Lots of worms indicate a healthy compost

What if it's not quite working?

If your compost does start to smell, one common solution is to add more carbon – shredded paper, a bit of cardboard, even some soil will do the trick. This will help to get more air back into the mix, absorb extra moisture and eliminate smells.  

There’s also compost activators you can buy to help turn your grass, leaves and garden waste into the perfect compost in half the time. You’ll need to combine most of these activators with water before pouring it over your compost and away you go.

What do I need to keep out of a compost bin or heap?

The answer is that it depends what sort of composting process you use.
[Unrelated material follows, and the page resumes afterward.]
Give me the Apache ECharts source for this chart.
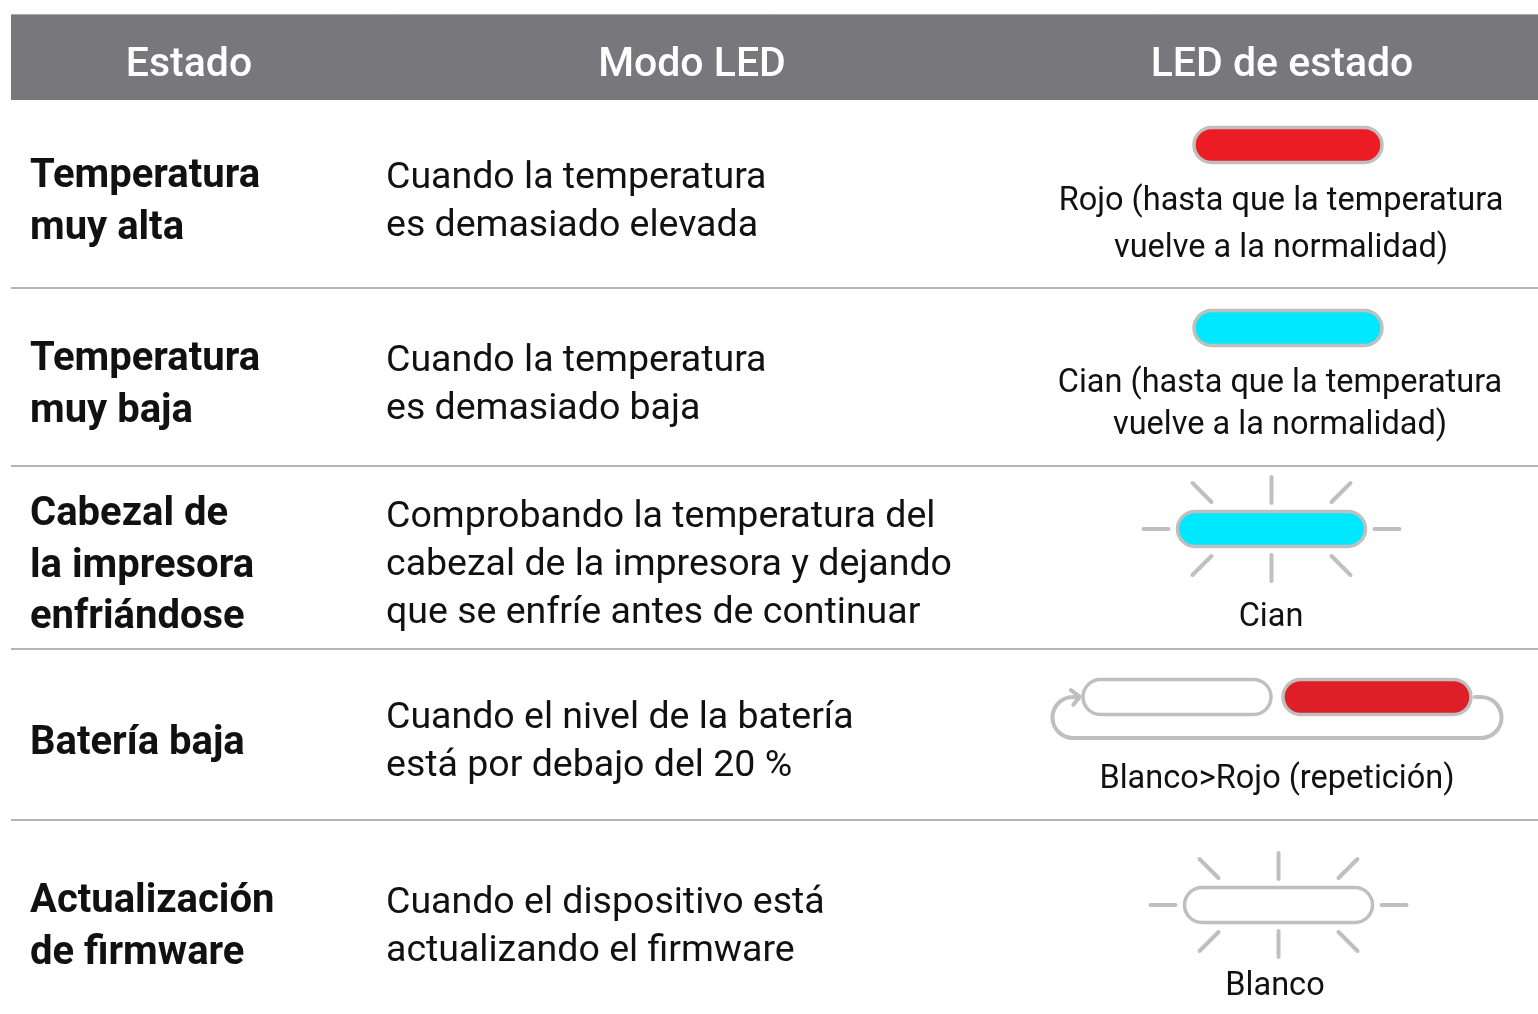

Most of the time, if it was once alive, it can be composted (this includes small pieces of cotton!), but you might just need to be careful about keeping it balanced.

And if you have a traditional-style compost bin or barrel, it’s best to avoid adding meat and dairy items (although these can be placed in a bokashi bin, and then once the fermentation process is complete, these can then be added to your compost). It’s also good to make sure you don’t overload it with harder to compost items like citrus peel and onion skins. 

It’s also not recommended to put animal waste in your general compost, however a dedicated dog poo worm farm is a great way to tackle this problem. 

How long do I need to wait until my compost is ready?

You should let your compost settle for the first two weeks. After this, turn your compost heap weekly and it will take eight to 10 weeks to produce good compost.

You’ll know when it’s ready because the bottom of the compost pile will become dark, loose and crumbly. It will smell like fresh earth and you won’t be able to see any lumps or other food waste.

Keep this knowledge in your pocket!

Composting is like looking after an indoor plant – you’ll need to feed, water and check on it regularly to make sure its conditions are prime for gmediath. Eventually it will help to make your garden or space flourish!